O to właśnie chodzi z tymi scenami. By były mało realistyczne, jak z baśni wyjęte. Scena w burdelu też taka jest.

ocenił(a) film na 4
kokss

film może i ok, gra aktorska też. Tylko ja się pytam czemu tytuł nosi tytuł Drive i czemu sklasyfikowany jest jako film akcji.

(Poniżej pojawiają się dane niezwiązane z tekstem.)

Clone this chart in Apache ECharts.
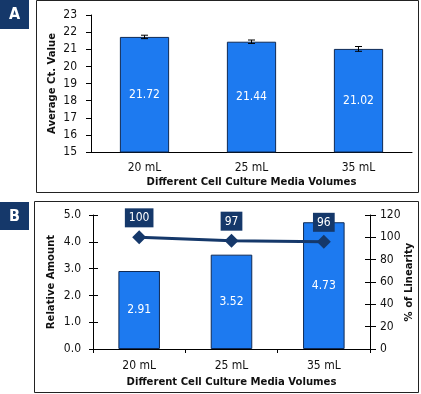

Scena ucieczki sprzed napisów początkowych nudna strasznie, a cały film przy normalnych dialogach i scenach zakończył by się po 30 minutach.
Jako dramat może i można zaliczyć Drive do czołówki 2011, ale jako film akcji jest to totalna porażka, u mojego syna w przedszkolu więcej akcji jest

ocenił(a) film na 10
Waclaw_Chrobry

bo to nie jest film akcji, wielokrotnie była o tym mowa i chyba nawet reżyser sam inaczej go określił ... a scena z pierwszą ucieczką Impalą jak dla mnie najlepsza, za to nie podobała mi się ta kiedy uciekał Mustangiem po napadzie, szału nie było.. więcej niepewności było własnie na początku

Waclaw_Chrobry

Film nazywa się Drive, bo bohater ciągle jeździ.

ocenił(a) film na 1
0wner2

A fanatycy tego filmu jeżdżą na ręcznym przy plakacie Goslinga.

GuyFawkes

Prostacka wypowiedź typowego antyfana Drive.

ocenił(a) film na 1
0wner2

0wner2, ile Ty prostackich wypowiedzi udzieliłeś tego nikt nie zliczy, więc stul...

btw, słucham drugi dzień w kółko OST z tego filmu i ten kto dobierał kawałi odwalił kawał dobrej roboty i to powoduje u mnie podwójny wku/rw, że film nie spełnił (nie tylko moich) oczekiwań.

ocenił(a) film na 10
kokss

Zdjecia, muzyka, klimat i w ogole calosc filmu (nawet milczace wymiany spojrzen bohaterow) wchlonely mnie i nawet nie mialem zamiaru sie opierac. Jak dla mnie 9,5/10 i od razu "biegne" szukac soundtracka, aby miec co sluchac, gdy bede jechal samochodem zujac wykalaczke. Z cala pewnoscia jeszcze do niego wroce i szczerze polecam dojrzalym uzytkownikom filmwebu

ocenił(a) film na 9
cyg4r

te milczące spojrzenia o których wspomniałeś mówiły więcej niż dialogi i to jest magia...

ocenił(a) film na 8
kokss

DOKŁADNIE! Przecież film to nie tylko słowa, dialogi. Szkoda, że tak mało osób o tym pamięta. Film bardzo dobry, powtórzę się, ale nie można nie wspomnieć o świetnej muzyce, która w połączeniu z "milczącymi dialogami" i dobrymi zdjęciami nadaje niesamowity klimat.